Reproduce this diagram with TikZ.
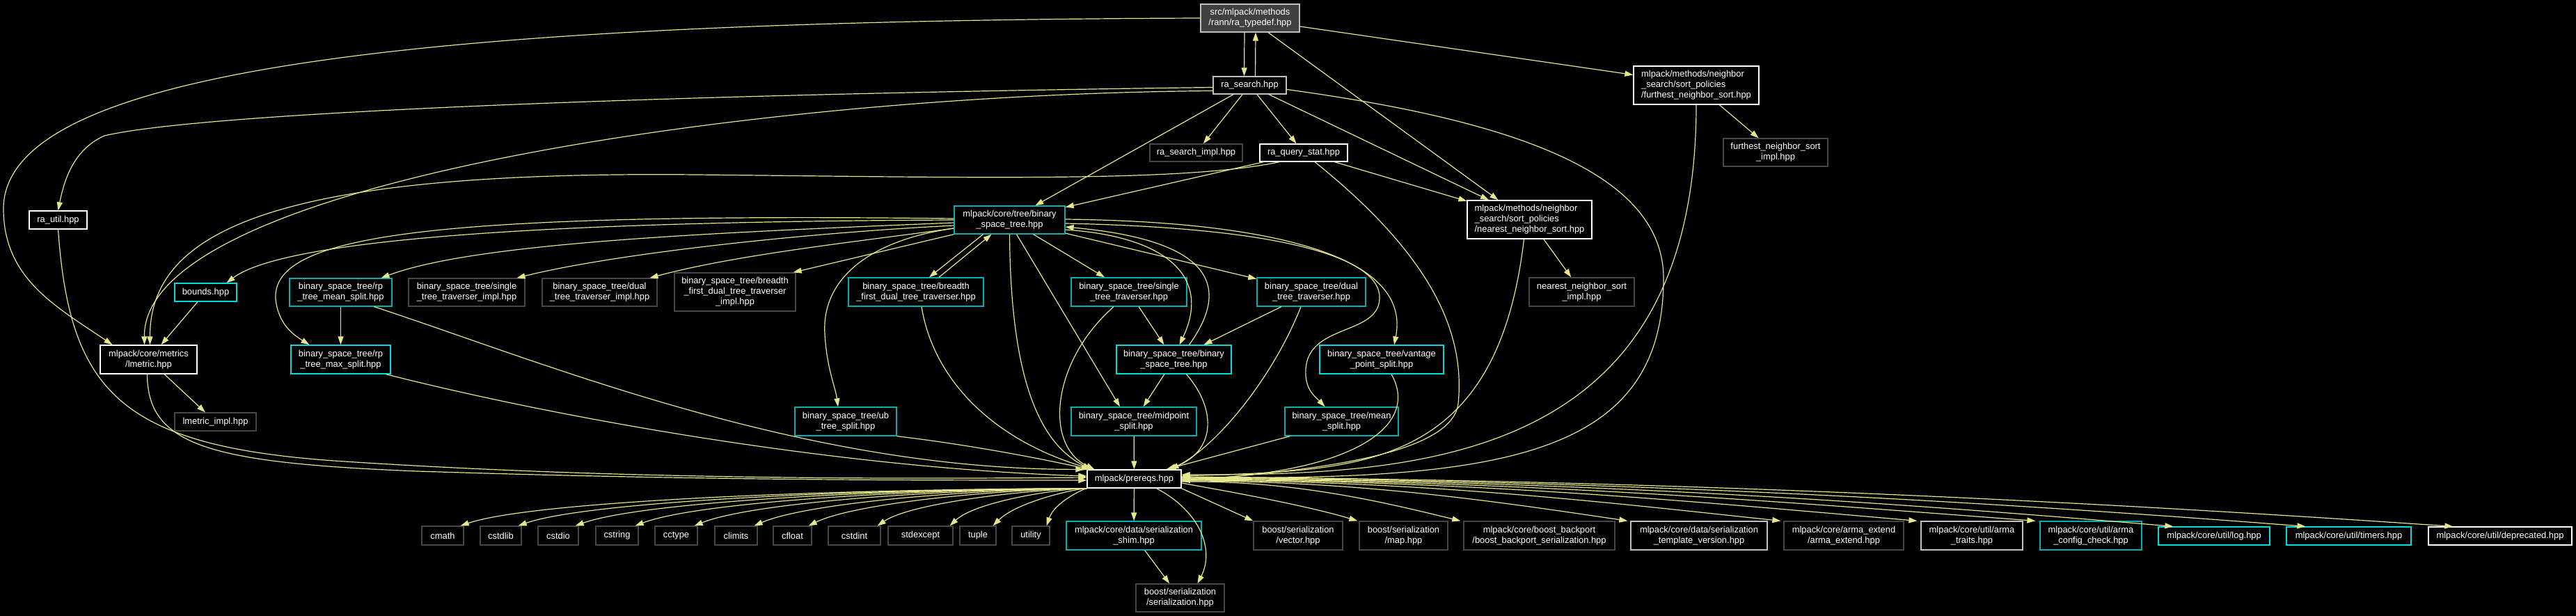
\documentclass[tikz,border=0pt]{standalone}
\usepackage{fontspec}
\setmainfont{Liberation Sans}
\usepackage{tikz}
\usetikzlibrary{arrows.meta}
\definecolor{edgeyel}{RGB}{230,230,140}
\definecolor{rootgray}{RGB}{64,64,64}
\definecolor{lightedge}{RGB}{191,191,191}
\definecolor{sysgray}{RGB}{70,70,70}
\definecolor{tealedge}{RGB}{0,176,176}
\definecolor{cyanedge}{RGB}{0,220,220}
\newcommand\doxyfont{\fontsize{12.9}{15}\selectfont}
\tikzset{
  hdr/.style      = {draw, line width=1.3pt, fill=black, text=white, align=center, inner sep=0pt, font=\doxyfont},
  dochdr/.style   = {hdr, draw=white},
  lighthdr/.style = {hdr, draw=lightedge},
  syshdr/.style   = {hdr, draw=sysgray},
  tealhdr/.style  = {hdr, draw=tealedge},
  cyanhdr/.style  = {hdr, draw=cyanedge},
  roothdr/.style  = {hdr, draw=lightedge, fill=rootgray},
  sz/.style 2 args = {minimum width=#1pt, minimum height=#2pt},
  dep/.style      = {-{Triangle[length=12pt,width=8pt]}, line width=1.2pt, draw=edgeyel},
}

\begin{document}
\begin{tikzpicture}[x=1pt,y=-1pt]
  \fill[black] (0,0) rectangle (3701,885);
  \useasboundingbox (0,0) rectangle (3701,885);

  % top part
  \node[roothdr, sz={142}{40}] (typedef) at (1796,26) {src/mlpack/methods\\/rann/ra\_typedef.hpp};
  \node[lighthdr, sz={105}{25}] (rasearch) at (1795.5,122.5) {ra\_search.hpp};
  \node[dochdr, sz={180}{55}, align=left] (furthest) at (2437,122.5) {mlpack/methods/neighbor\\\_search/sort\_policies\\/furthest\_neighbor\_sort.hpp};
  \node[syshdr, sz={133}{25}] (rasearchimpl) at (1718.5,219.5) {ra\_search\_impl.hpp};
  \node[dochdr, sz={126}{25}] (raquerystat) at (1873,219.5) {ra\_query\_stat.hpp};
  \node[syshdr, sz={150}{40}] (furthestimpl) at (2551,219) {furthest\_neighbor\_sort\\\_impl.hpp};
  \node[dochdr, sz={83}{26}] (rautil) at (83.5,316) {ra\_util.hpp};
  \node[tealhdr, sz={159}{40}] (bst) at (1450.5,316) {mlpack/core/tree/binary\\\_space\_tree.hpp};
  \node[dochdr, sz={179}{55}, align=left] (nearest) at (2197.5,315.5) {mlpack/methods/neighbor\\\_search/sort\_policies\\/nearest\_neighbor\_sort.hpp};
  \node[syshdr, sz={151}{41}] (nearestimpl) at (2272.5,419.5) {nearest\_neighbor\_sort\\\_impl.hpp};

  % tree row
  \node[cyanhdr, sz={89}{26}] (bounds) at (295.5,420) {bounds.hpp};
  \node[tealhdr, sz={147}{40}] (rpmean) at (489.5,420) {binary\_space\_tree/rp\\\_tree\_mean\_split.hpp};
  \node[syshdr, sz={167}{40}] (stimpl) at (670.5,420) {binary\_space\_tree/single\\\_tree\_traverser\_impl.hpp};
  \node[syshdr, sz={165}{40}] (dtimpl) at (861.5,420) {binary\_space\_tree/dual\\\_tree\_traverser\_impl.hpp};
  \node[syshdr, sz={174}{55}] (bfimpl) at (1056,419.5) {binary\_space\_tree/breadth\\\_first\_dual\_tree\_traverser\\\_impl.hpp};
  \node[tealhdr, sz={194}{41}] (bft) at (1316,419.5) {binary\_space\_tree/breadth\\\_first\_dual\_tree\_traverser.hpp};
  \node[tealhdr, sz={166}{41}] (stt) at (1622,419.5) {binary\_space\_tree/single\\\_tree\_traverser.hpp};
  \node[tealhdr, sz={156}{41}] (dtt) at (1884,419.5) {binary\_space\_tree/dual\\\_tree\_traverser.hpp};
  \node[dochdr, sz={139}{41}] (lmetric) at (213.5,516.5) {mlpack/core/metrics\\/lmetric.hpp};
  \node[cyanhdr, sz={143}{41}] (rpmax) at (489.5,516.5) {binary\_space\_tree/rp\\\_tree\_max\_split.hpp};
  \node[cyanhdr, sz={165}{41}] (bstb) at (1686.5,516.5) {binary\_space\_tree/binary\\\_space\_tree.hpp};
  \node[cyanhdr, sz={178}{41}] (vps) at (1985,516.5) {binary\_space\_tree/vantage\\\_point\_split.hpp};
  \node[syshdr, sz={117}{26}] (lmimpl) at (309.5,606) {lmetric\_impl.hpp};
  \node[tealhdr, sz={146}{41}] (ubsplit) at (1215,605.5) {binary\_space\_tree/ub\\\_tree\_split.hpp};
  \node[tealhdr, sz={180}{41}] (midsplit) at (1629,605.5) {binary\_space\_tree/midpoint\\\_split.hpp};
  \node[tealhdr, sz={163}{41}] (meansplit) at (1927.5,605.5) {binary\_space\_tree/mean\\\_split.hpp};
  \node[dochdr, sz={135}{26}] (prereqs) at (1629.5,688) {mlpack/prereqs.hpp};

  % bottom row
  \foreach \n/\x/\w in {cmath/636/60, cstdlib/719.5/59, cstdio/802/58, cstring/886.5/61, cctype/971.5/61, climits/1057.5/61, cfloat/1138.5/55, cstdint/1227.5/75, stdexcept/1322.5/93, tuple/1405/52, utility/1481/54}
    \node[syshdr, sz={\w}{27}] (\n) at (\x,769.5) {\n};
  \node[tealhdr, sz={194}{41}] (shim) at (1629,769.5) {mlpack/core/data/serialization\\\_shim.hpp};
  \node[syshdr, sz={128}{41}] (bvector) at (1865,769.5) {boost/serialization\\/vector.hpp};
  \node[syshdr, sz={127}{40}] (bser) at (1695.5,859) {boost/serialization\\/serialization.hpp};
  \node[syshdr, sz={127}{41}] (bmap) at (2016.5,769.5) {boost/serialization\\/map.hpp};
  \node[syshdr, sz={217}{41}] (backport) at (2211.5,769.5) {mlpack/core/boost\_backport\\/boost\_backport\_serialization.hpp};
  \node[lighthdr, sz={196}{41}] (stversion) at (2441,769.5) {mlpack/core/data/serialization\\\_template\_version.hpp};
  \node[syshdr, sz={172}{41}] (armaext) at (2649,769.5) {mlpack/core/arma\_extend\\/arma\_extend.hpp};
  \node[lighthdr, sz={146}{41}] (armatraits) at (2833,769.5) {mlpack/core/util/arma\\\_traits.hpp};
  \node[tealhdr, sz={146}{41}] (armacfg) at (3004,769.5) {mlpack/core/util/arma\\\_config\_check.hpp};
  \node[cyanhdr, sz={160}{26}] (logh) at (3181,770) {mlpack/core/util/log.hpp};
  \node[cyanhdr, sz={179}{26}] (timers) at (3374.5,770) {mlpack/core/util/timers.hpp};
  \node[dochdr, sz={206}{26}] (deprecated) at (3592,770) {mlpack/core/util/deprecated.hpp};

  % ra_typedef.hpp
  \draw[dep] ([xshift=-8pt]typedef.south) -- ([xshift=-8pt]rasearch.north);
  \draw[dep] ([xshift=8pt]rasearch.north) -- ([xshift=8pt]typedef.south);
  \draw[dep] (typedef.west) .. controls (600,30) and (5,100) .. (5,300) .. controls (5,400) and (80,440) .. ([xshift=-52pt]lmetric.north);
  \draw[dep] ([yshift=-12pt]typedef.east) -- ([yshift=15pt]furthest.west);
  \draw[dep] ([xshift=26pt]typedef.south) -- ([xshift=-45pt]nearest.north);

  % ra_search.hpp
  \draw[dep] ([yshift=-3pt]rasearch.west) .. controls (1000,135) and (300,160) .. (150,195) .. controls (105,215) and (92,260) .. (rautil.north);
  \draw[dep] ([yshift=-8pt]rasearch.west) .. controls (1100,135) and (205,260) .. ([xshift=-6pt]lmetric.north);
  \draw[dep] (rasearch) -- (rasearchimpl);
  \draw[dep] (rasearch) -- (raquerystat);
  \draw[dep] (rasearch) -- (bst);
  \draw[dep] (rasearch) -- (nearest);
  \draw[dep] ([yshift=-6pt]rasearch.east) .. controls (2150,170) and (2390,240) .. (2390,400) .. controls (2390,660) and (2150,690) .. ([yshift=2pt]prereqs.east);

  % ra_query_stat.hpp
  \draw[dep] ([xshift=-35pt]raquerystat.south) .. controls (1700,262) and (1400,255) .. (1000,251) .. controls (400,245) and (215,330) .. ([xshift=2pt]lmetric.north);
  \draw[dep] (raquerystat) -- (bst);
  \draw[dep] (raquerystat) -- (nearest);
  \draw[dep] ([xshift=16pt]raquerystat.south) .. controls (2060,370) and (2105,480) .. (2095,580) .. controls (2085,660) and (1850,678) .. ([yshift=-3pt]prereqs.east);

  % sort policies
  \draw[dep] (nearest) -- (nearestimpl);
  \draw[dep] ([xshift=-8pt]nearest.south) .. controls (2150,680) and (1950,675) .. ([yshift=4pt]prereqs.east);
  \draw[dep] (furthest) -- (furthestimpl);
  \draw[dep] (furthest.south) .. controls (2437,660) and (2050,683) .. ([yshift=6pt]prereqs.east);

  % metrics
  \draw[dep] (bounds) -- (lmetric);
  \draw[dep] (lmetric) -- (lmimpl);
  \draw[dep] ([xshift=-2pt]lmetric.south) .. controls (212,640) and (300,665) .. (600,677) .. controls (1000,690) and (1300,690) .. ([yshift=-2pt]prereqs.west);
  \draw[dep] (rautil.south) .. controls (100,560) and (170,640) .. (480,662) .. controls (900,690) and (1300,688) .. ([yshift=2pt]prereqs.west);

  % binary_space_tree.hpp
  \draw[dep] (bst.west) .. controls (900,318) and (420,335) .. ([xshift=30pt]bounds.north);
  \draw[dep] ([yshift=-4pt]bst.west) .. controls (1000,335) and (680,350) .. ([xshift=58pt]rpmean.north);
  \draw[dep] ([yshift=-8pt]bst.west) .. controls (1150,335) and (880,365) .. ([xshift=72pt]stimpl.north);
  \draw[dep] ([yshift=-12pt]bst.west) .. controls (1250,345) and (1060,365) .. ([xshift=72pt]dtimpl.north);
  \draw[dep] (bst.south west) -- ([xshift=-4pt]bfimpl.north east);
  \draw[dep] ([xshift=-38pt]bst.south) -- ([xshift=19pt]bft.north);
  \draw[dep] ([xshift=33pt]bft.north) -- ([xshift=-26pt]bst.south);
  \draw[dep] ([yshift=2pt]bst.west) .. controls (600,305) and (390,340) .. (396,430) .. controls (400,465) and (420,480) .. ([xshift=-45pt]rpmax.north);
  \draw[dep] ([yshift=-12pt]bst.west) .. controls (1250,345) and (1180,400) .. (1185,480) .. controls (1188,530) and (1200,555) .. ([xshift=-11pt]ubsplit.north);
  \draw[dep] (bst) -- (stt);
  \draw[dep] (bst) -- (dtt);
  \draw[dep] ([yshift=-14pt]bst.east) .. controls (1680,340) and (1740,400) .. ([xshift=8pt]bstb.north);
  \draw[dep] ([xshift=22pt]bstb.north) .. controls (1770,410) and (1740,345) .. ([yshift=-10pt]bst.east);
  \draw[dep] ([yshift=1pt]bst.east) .. controls (1800,318) and (2030,360) .. ([xshift=18pt]vps.north);
  \draw[dep] ([yshift=-5pt]bst.east) .. controls (1880,328) and (2000,380) .. (1980,440) .. controls (1965,480) and (1880,470) .. (1876,530) .. controls (1874,560) and (1890,570) .. ([xshift=-24pt]meansplit.north);
  \draw[dep] ([xshift=10pt]bst.south) -- ([xshift=-20pt]midsplit.north);
  \draw[dep] (bst.south) .. controls (1452,560) and (1500,640) .. ([xshift=-62pt]prereqs.north);

  % traversers and splits
  \draw[dep] ([xshift=8pt]bft.south) .. controls (1340,540) and (1420,630) .. ([xshift=-60pt]prereqs.north);
  \draw[dep] (stt) -- (bstb);
  \draw[dep] ([xshift=-22pt]stt.south) .. controls (1510,520) and (1500,640) .. ([xshift=-57pt]prereqs.north);
  \draw[dep] (dtt) -- (bstb);
  \draw[dep] ([xshift=-15pt]dtt.south) .. controls (1830,540) and (1750,640) .. ([xshift=52pt]prereqs.north);
  \draw[dep] (bstb) -- (midsplit);
  \draw[dep] ([xshift=18pt]bstb.south) .. controls (1750,590) and (1745,650) .. ([xshift=48pt]prereqs.north);
  \draw[dep] (midsplit) -- (prereqs);
  \draw[dep] ([xshift=8pt]meansplit.south west) -- ([xshift=46pt]prereqs.north);
  \draw[dep] ([xshift=14pt]vps.south) .. controls (2040,610) and (1950,680) .. ([yshift=-1pt]prereqs.east);
  \draw[dep] (ubsplit.south east) .. controls (1400,640) and (1500,660) .. ([xshift=-64pt]prereqs.north);
  \draw[dep] (rpmean) -- (rpmax);
  \draw[dep] ([xshift=48pt]rpmean.south) .. controls (780,520) and (1150,675) .. ([xshift=-4pt]prereqs.north west);
  \draw[dep] ([xshift=65pt]rpmax.south) .. controls (800,600) and (1200,672) .. ([yshift=4pt]prereqs.west);

  % prereqs.hpp
  \foreach \t/\a/\b in {cmath/1150/760, cstdlib/1200/840, cstdio/1250/920, cstring/1300/1000, cctype/1350/1080, climits/1400/1160, cfloat/1440/1230, cstdint/1480/1310, stdexcept/1510/1400, tuple/1540/1460, utility/1555/1515}
    \draw[dep] (prereqs.south west) .. controls (\a,703) and (\b,722) .. ([xshift=-5pt]\t.north east);
  \draw[dep] (prereqs) -- (shim);
  \draw[dep] ([xshift=32pt]prereqs.south) .. controls (1725,735) and (1745,790) .. ([xshift=25pt]bser.north);
  \draw[dep] (shim) -- (bser);
  \draw[dep] (prereqs.south east) -- (bvector.north west);
  \draw[dep] ([yshift=-6pt]prereqs.east) .. controls (1800,712) and (1890,730) .. ([xshift=-2pt]bmap.north west);
  \foreach \t/\a/\b/\s/\y in {backport/1860/1990/-4/-4, stversion/1950/2160/-4/-3, armaext/2040/2310/-4/-2, armatraits/2120/2450/-5/-1, armacfg/2190/2570/-6/0, logh/2270/2720/22/1, timers/2350/2870/28/2, deprecated/2430/3020/36/3}
    \draw[dep] ([yshift=\y pt]prereqs.east) .. controls (\a,690) and (\b,722) .. ([xshift=\s pt]\t.north west);
\end{tikzpicture}
\end{document}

********

- [PROBLEM TO WORK ON] Without any pictures, reproduce the lines from the first one in the material through the line that has "(nearestimpl) at (2272.5,419.5)", exactly as they appear.

- [RESPONSE TO THE EXERCISE]
Reproduce this diagram with TikZ.
\documentclass[tikz,border=0pt]{standalone}
\usepackage{fontspec}
\setmainfont{Liberation Sans}
\usepackage{tikz}
\usetikzlibrary{arrows.meta}
\definecolor{edgeyel}{RGB}{230,230,140}
\definecolor{rootgray}{RGB}{64,64,64}
\definecolor{lightedge}{RGB}{191,191,191}
\definecolor{sysgray}{RGB}{70,70,70}
\definecolor{tealedge}{RGB}{0,176,176}
\definecolor{cyanedge}{RGB}{0,220,220}
\newcommand\doxyfont{\fontsize{12.9}{15}\selectfont}
\tikzset{
  hdr/.style      = {draw, line width=1.3pt, fill=black, text=white, align=center, inner sep=0pt, font=\doxyfont},
  dochdr/.style   = {hdr, draw=white},
  lighthdr/.style = {hdr, draw=lightedge},
  syshdr/.style   = {hdr, draw=sysgray},
  tealhdr/.style  = {hdr, draw=tealedge},
  cyanhdr/.style  = {hdr, draw=cyanedge},
  roothdr/.style  = {hdr, draw=lightedge, fill=rootgray},
  sz/.style 2 args = {minimum width=#1pt, minimum height=#2pt},
  dep/.style      = {-{Triangle[length=12pt,width=8pt]}, line width=1.2pt, draw=edgeyel},
}

\begin{document}
\begin{tikzpicture}[x=1pt,y=-1pt]
  \fill[black] (0,0) rectangle (3701,885);
  \useasboundingbox (0,0) rectangle (3701,885);

  % top part
  \node[roothdr, sz={142}{40}] (typedef) at (1796,26) {src/mlpack/methods\\/rann/ra\_typedef.hpp};
  \node[lighthdr, sz={105}{25}] (rasearch) at (1795.5,122.5) {ra\_search.hpp};
  \node[dochdr, sz={180}{55}, align=left] (furthest) at (2437,122.5) {mlpack/methods/neighbor\\\_search/sort\_policies\\/furthest\_neighbor\_sort.hpp};
  \node[syshdr, sz={133}{25}] (rasearchimpl) at (1718.5,219.5) {ra\_search\_impl.hpp};
  \node[dochdr, sz={126}{25}] (raquerystat) at (1873,219.5) {ra\_query\_stat.hpp};
  \node[syshdr, sz={150}{40}] (furthestimpl) at (2551,219) {furthest\_neighbor\_sort\\\_impl.hpp};
  \node[dochdr, sz={83}{26}] (rautil) at (83.5,316) {ra\_util.hpp};
  \node[tealhdr, sz={159}{40}] (bst) at (1450.5,316) {mlpack/core/tree/binary\\\_space\_tree.hpp};
  \node[dochdr, sz={179}{55}, align=left] (nearest) at (2197.5,315.5) {mlpack/methods/neighbor\\\_search/sort\_policies\\/nearest\_neighbor\_sort.hpp};
  \node[syshdr, sz={151}{41}] (nearestimpl) at (2272.5,419.5) {nearest\_neighbor\_sort\\\_impl.hpp};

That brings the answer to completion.